Estados Unidos es un país maravilloso si vives en Nueva York o Boston y veraneas en California, o si eres ludópata, y te vas a Atlantic City o Las Vegas a gastarte la pasta. Es un experimento brutal de razas y procedencias que parece que sale bien, tantas veces, a golpe de crédito. Pero en realidad es una bomba de relojería a punto de explotar, como buena parte de Occidente. El otro día dispararon a un expresidente de los Estados Unidos que lucha para volver a serlo. Estados Unidos también se pudre. Como Europa. La diferencia es que ellos, aunque se humillen públicamente, jamás dejan de lado la economía.
Habiendo vivido de cerca casos tremendistas y desgarradores como todo lo sucedido con Artur Segarra o más recientemente el caso de Daniel Sancho, ¿eres capaz de seguir confiando en la existencia de una bondad genuina?
Tengo muy claro que el más sanguinario terrorista podría ser tu mejor amigo además del mejor padre. Soy cero de grises y de los relativismos, tan habituales hoy en día para no tomar decisiones concretas, pero tengo muy claro que nadie es malo o bueno al 100%. Y el problema de la bondad es que, como tantos otros valores, nos lo televisan. Evidentemente yo no compro la bondad que me sueltan en los telediarios, porque la única bondad que me interesa es la filosófica o incluso religiosa. Todo lo demás es política.
¿Ser consciente de este tipo de sucesos interfiere o condiciona tu mirada como escritor a la hora de crear ficciones?
Mis personajes de ficción son todos buenas personas, a veces excéntricos o directamente locos. Son soñadores violentos. Seres disparatados muy envalentonados. Mis personajes no pertenecen al sueño colectivo. Son dignos porque persiguen los suyos propios. Son honorables. Y, por lo tanto, aunque puedan alguna vez consumir drogas o beber más de la cuenta siempre ceden el asiento en el metro a un anciano o a una mujer encinta. Ninguno de mis superhéroes de barrio podría ser un asesino.
Uno de los temas que registras en el libro con mayor protagonismo es el de la obsesión (en este caso manifestada por el personaje de Donovan). ¿El enamoramiento siempre va acompañado irremediablemente de un punto obsesivo?
Lo de Donovan es un amor platónico. Algo esencialmente único. Una pompa de jabón que, si la tocas, desaparece.

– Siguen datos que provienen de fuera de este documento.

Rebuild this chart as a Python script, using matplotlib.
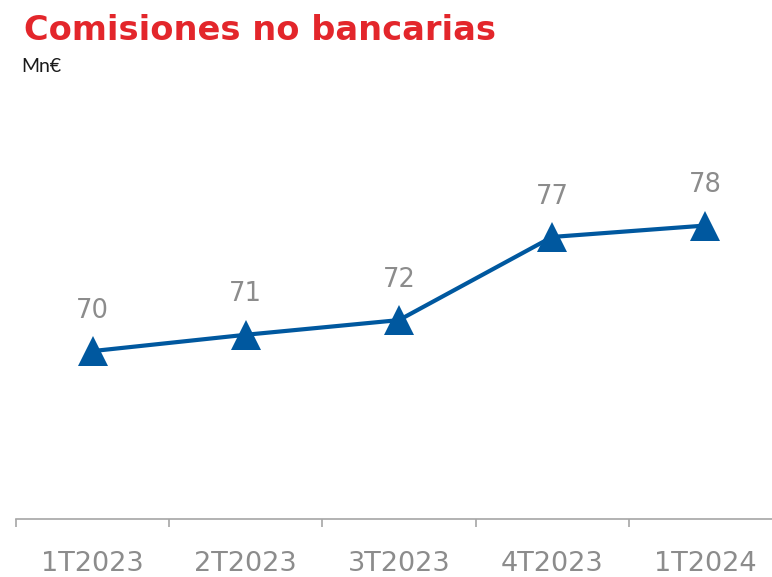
import numpy as np
import matplotlib.pyplot as plt

# Datos
trimestres = ["1T2023", "2T2023", "3T2023", "4T2023", "1T2024"]
comisiones = [70.0, 71.0, 71.9, 77.0, 77.7]
etiquetas = ["70", "71", "72", "77", "78"]

azul = "#00589f"
gris = "#8c8c8c"

fig = plt.figure(figsize=(7.72, 5.77), dpi=100)
ax = fig.add_axes([16 / 772, 58 / 577, 766 / 772, 419 / 577])

x = np.arange(len(trimestres))
ax.plot(x, comisiones, color=azul, linewidth=3, marker="^", markersize=21,
        markeredgewidth=0, markerfacecolor=azul)

for xi, yi, txt in zip(x, comisiones, etiquetas):
    ax.annotate(txt, (xi, yi), xytext=(0, 29), textcoords="offset points",
                ha="center", va="center", fontsize=18.5, color=gris)

ax.set_xlim(-0.5, 4.5)
ax.set_ylim(59.7, 85.4)

# Ejes
for lado in ["top", "right", "left"]:
    ax.spines[lado].set_visible(False)
ax.spines["bottom"].set_color("#a6a6a6")
ax.spines["bottom"].set_linewidth(1.2)
ax.set_yticks([])
ax.set_xticks(x)
ax.set_xticklabels(trimestres, fontsize=19.5, color=gris)
ax.tick_params(axis="x", which="major", length=0, pad=23)
ax.set_xticks(np.arange(-0.5, 5, 1), minor=True)
ax.tick_params(axis="x", which="minor", length=6, width=1.2, color="#a6a6a6")

# Titulos
fig.text(24 / 772, 1 - 30 / 577, "Comisiones no bancarias", fontsize=24.2,
         fontweight="bold", color="#e3262b", va="center", ha="left")
fig.text(21 / 772, 1 - 66 / 577, "Mn€", fontsize=14, color="#1a1a1a",
         family=["Lato", "DejaVu Sans"], fontweight="normal",
         va="center", ha="left")

fig.savefig("out.png", dpi=100)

Y ese amor, por puro y verdadero, también debe ser homenajeado. Es posible que exista más amor en una relación no colmada que en 75 años de matrimonio.
¿Cuántas veces necesita Joaquín Campos cambiarse de país para sentir que está en casa?
Creo que lo comentaba antes: cada vez, y como no podía ser de otro modo, me canso más. Por razones familiares y literarias –tan lejos es difícil que se tengan en cuenta mis obras– residiré a caballo entre España y Bali. Y claro, aún me guardo en la recamara la última bala; la mejor: Japón; donde sí o sí tengo que pasar parte de mi vida. Pero sí, comienzo a estabilizarme. Poco a poco. Para desgracia de la industria aeronáutica.
¿Huyes cuando viajas?
Recuerdo a mi querido Fernando Sánchez Dragó, uno de los mejores viajeros que he conocido, que no turista. Y te quiero contar casi lo mismo que habría dicho él, pero con varios apuntes. Uno de ellos es que en la actualidad solo viajo por trabajo, o para escribir a solas. Y huir, en realidad, lo estamos haciendo continuamente. O al menos yo. Huyo de todo menos de la literatura.
¿Cuál es la mayor consecuencia de ser escritor a tiempo completo?
Que si fracaso, habrá sido solo mi culpa.